**Required task**
Type out the data exactly as given. Skip any image.

**Data lines**

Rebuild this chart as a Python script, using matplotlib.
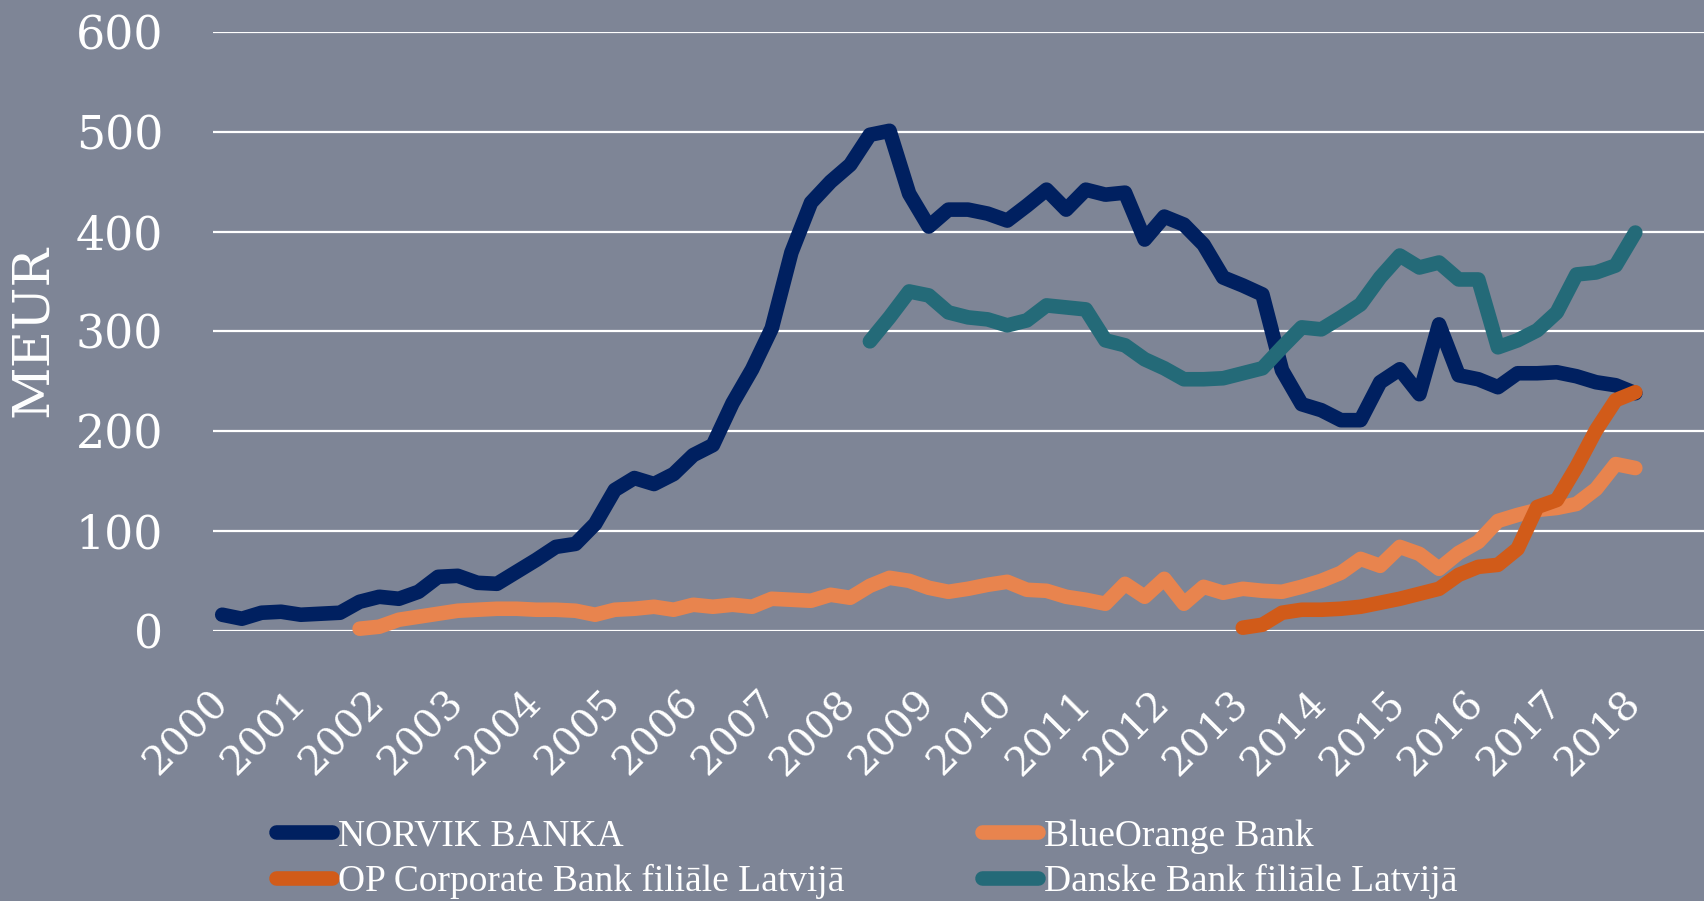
import matplotlib
matplotlib.use("Agg")
import matplotlib.pyplot as plt
import numpy as np
from matplotlib.lines import Line2D

# quarterly observations, index 0 = 2000 Q1 ... 72 = 2018 Q1
years = [str(y) for y in range(2000, 2019)]

norvik = [16, 12, 18, 19, 16, 17, 18, 29, 34, 32, 39, 54, 55, 48, 47, 59, 71, 84, 87, 107,
          141, 153, 147, 157, 176, 186, 228, 262, 303, 379, 429, 450, 467, 497, 501, 438, 405, 422, 422, 418,
          411, 426, 442, 422, 442, 437, 439, 392, 415, 407, 387, 354, 346, 337, 261, 227, 221, 211, 211, 249,
          262, 237, 307, 256, 252, 244, 258, 258, 259, 255, 249, 246, 238]

blueorange_start = 7
blueorange = [2, 4, 11, 14, 17, 20, 21, 22, 22, 21, 21, 20, 16,
              21, 22, 24, 21, 26, 24, 26, 24, 32, 31, 30, 36, 33, 45, 53, 50, 43, 39, 42, 46,
              49, 41, 40, 34, 31, 27, 47, 34, 52, 27, 44, 38, 42, 40, 39, 44, 50, 58, 72, 65,
              84, 77, 62, 78, 89, 110, 116, 121, 123, 127, 142, 167, 163]

op_start = 52
op_bank = [3, 6, 18, 21, 21, 22, 24, 28, 32, 37, 42, 56, 64, 66, 82, 124, 131, 164, 201, 231, 239]

danske_start = 33
danske = [290, 314, 340, 336, 319, 314, 312, 306, 311, 326, 324, 322, 291, 286, 272, 263, 252, 252, 253,
          258, 263, 284, 304, 302, 314, 327, 354, 376, 364, 369, 352, 352, 284, 291, 301, 319, 357, 359,
          366, 399]

names = ["NORVIK BANKA", "BlueOrange Bank", "OP Corporate Bank filiāle Latvijā", "Danske Bank filiāle Latvijā"]
colors = ["#002060", "#E8844E", "#D15B19", "#246A78"]

W, H = 1704, 901
BG = "#7e8596"
fig = plt.figure(figsize=(W / 100, H / 100), dpi=100, facecolor=BG)
ax = fig.add_axes([213 / W, (H - 630.7) / H, 1 - 213 / W, (630.7 - 32) / H])
ax.set_facecolor(BG)

LW = 10.5
series = [(0, norvik), (blueorange_start, blueorange), (op_start, op_bank), (danske_start, danske)]
for (start, vals), c in zip(series, colors):
    x = np.arange(start, start + len(vals))
    ax.plot(x, vals, color=c, lw=LW, solid_capstyle="round", solid_joinstyle="round", clip_on=False, zorder=3)

ax.set_xlim(-0.47, 75.5)
ax.set_ylim(0, 600)
ax.set_yticks(range(0, 601, 100))
ax.set_yticklabels([str(v) for v in range(0, 601, 100)], fontfamily="DejaVu Serif", fontsize=33, color="white")
ax.tick_params(axis="y", length=0, pad=36)
ax.set_xticks(range(0, 73, 4))
ax.set_xticklabels(years, fontfamily="DejaVu Serif", fontsize=29, color="white")
for lab in ax.get_xticklabels():
    lab.set_rotation(45)
    lab.set_ha("right")
    lab.set_va("center")
    lab.set_rotation_mode("anchor")
ax.tick_params(axis="x", length=0, pad=48)
ax.grid(axis="y", color="white", lw=1.6, zorder=1)
ax.set_axisbelow(True)
for s in ax.spines.values():
    s.set_visible(False)

fig.text(33 / W, 1 - 331 / H, "MEUR", rotation=90, ha="center", va="center",
         fontfamily="DejaVu Serif", fontsize=37, color="white")

handles = [Line2D([], [], color=c, lw=LW, solid_capstyle="round") for c in colors]
leg_kw = dict(frameon=False, handlelength=1.5, handletextpad=0.15,
              labelspacing=0.28, borderpad=0, borderaxespad=0, labelcolor="white",
              prop={"family": "Liberation Serif", "size": 27})
l1 = fig.legend([handles[0], handles[2]], [names[0], names[2]], loc="upper left",
                bbox_to_anchor=(276 / W, 1 - 819 / H), **leg_kw)
l2 = fig.legend([handles[1], handles[3]], [names[1], names[3]], loc="upper left",
                bbox_to_anchor=(982 / W, 1 - 819 / H), **leg_kw)

fig.savefig("out.png", dpi=100, facecolor=BG)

**Result of this task**
Rebuild this chart as a Python script, using matplotlib.
import matplotlib
matplotlib.use("Agg")
import matplotlib.pyplot as plt
import numpy as np
from matplotlib.lines import Line2D

# quarterly observations, index 0 = 2000 Q1 ... 72 = 2018 Q1
years = [str(y) for y in range(2000, 2019)]

norvik = [16, 12, 18, 19, 16, 17, 18, 29, 34, 32, 39, 54, 55, 48, 47, 59, 71, 84, 87, 107,
          141, 153, 147, 157, 176, 186, 228, 262, 303, 379, 429, 450, 467, 497, 501, 438, 405, 422, 422, 418,
          411, 426, 442, 422, 442, 437, 439, 392, 415, 407, 387, 354, 346, 337, 261, 227, 221, 211, 211, 249,
          262, 237, 307, 256, 252, 244, 258, 258, 259, 255, 249, 246, 238]

blueorange_start = 7
blueorange = [2, 4, 11, 14, 17, 20, 21, 22, 22, 21, 21, 20, 16,
              21, 22, 24, 21, 26, 24, 26, 24, 32, 31, 30, 36, 33, 45, 53, 50, 43, 39, 42, 46,
              49, 41, 40, 34, 31, 27, 47, 34, 52, 27, 44, 38, 42, 40, 39, 44, 50, 58, 72, 65,
              84, 77, 62, 78, 89, 110, 116, 121, 123, 127, 142, 167, 163]

op_start = 52
op_bank = [3, 6, 18, 21, 21, 22, 24, 28, 32, 37, 42, 56, 64, 66, 82, 124, 131, 164, 201, 231, 239]

danske_start = 33
danske = [290, 314, 340, 336, 319, 314, 312, 306, 311, 326, 324, 322, 291, 286, 272, 263, 252, 252, 253,
          258, 263, 284, 304, 302, 314, 327, 354, 376, 364, 369, 352, 352, 284, 291, 301, 319, 357, 359,
          366, 399]

names = ["NORVIK BANKA", "BlueOrange Bank", "OP Corporate Bank filiāle Latvijā", "Danske Bank filiāle Latvijā"]
colors = ["#002060", "#E8844E", "#D15B19", "#246A78"]

W, H = 1704, 901
BG = "#7e8596"
fig = plt.figure(figsize=(W / 100, H / 100), dpi=100, facecolor=BG)
ax = fig.add_axes([213 / W, (H - 630.7) / H, 1 - 213 / W, (630.7 - 32) / H])
ax.set_facecolor(BG)

LW = 10.5
series = [(0, norvik), (blueorange_start, blueorange), (op_start, op_bank), (danske_start, danske)]
for (start, vals), c in zip(series, colors):
    x = np.arange(start, start + len(vals))
    ax.plot(x, vals, color=c, lw=LW, solid_capstyle="round", solid_joinstyle="round", clip_on=False, zorder=3)

ax.set_xlim(-0.47, 75.5)
ax.set_ylim(0, 600)
ax.set_yticks(range(0, 601, 100))
ax.set_yticklabels([str(v) for v in range(0, 601, 100)], fontfamily="DejaVu Serif", fontsize=33, color="white")
ax.tick_params(axis="y", length=0, pad=36)
ax.set_xticks(range(0, 73, 4))
ax.set_xticklabels(years, fontfamily="DejaVu Serif", fontsize=29, color="white")
for lab in ax.get_xticklabels():
    lab.set_rotation(45)
    lab.set_ha("right")
    lab.set_va("center")
    lab.set_rotation_mode("anchor")
ax.tick_params(axis="x", length=0, pad=48)
ax.grid(axis="y", color="white", lw=1.6, zorder=1)
ax.set_axisbelow(True)
for s in ax.spines.values():
    s.set_visible(False)

fig.text(33 / W, 1 - 331 / H, "MEUR", rotation=90, ha="center", va="center",
         fontfamily="DejaVu Serif", fontsize=37, color="white")

handles = [Line2D([], [], color=c, lw=LW, solid_capstyle="round") for c in colors]
leg_kw = dict(frameon=False, handlelength=1.5, handletextpad=0.15,
              labelspacing=0.28, borderpad=0, borderaxespad=0, labelcolor="white",
              prop={"family": "Liberation Serif", "size": 27})
l1 = fig.legend([handles[0], handles[2]], [names[0], names[2]], loc="upper left",
                bbox_to_anchor=(276 / W, 1 - 819 / H), **leg_kw)
l2 = fig.legend([handles[1], handles[3]], [names[1], names[3]], loc="upper left",
                bbox_to_anchor=(982 / W, 1 - 819 / H), **leg_kw)

fig.savefig("out.png", dpi=100, facecolor=BG)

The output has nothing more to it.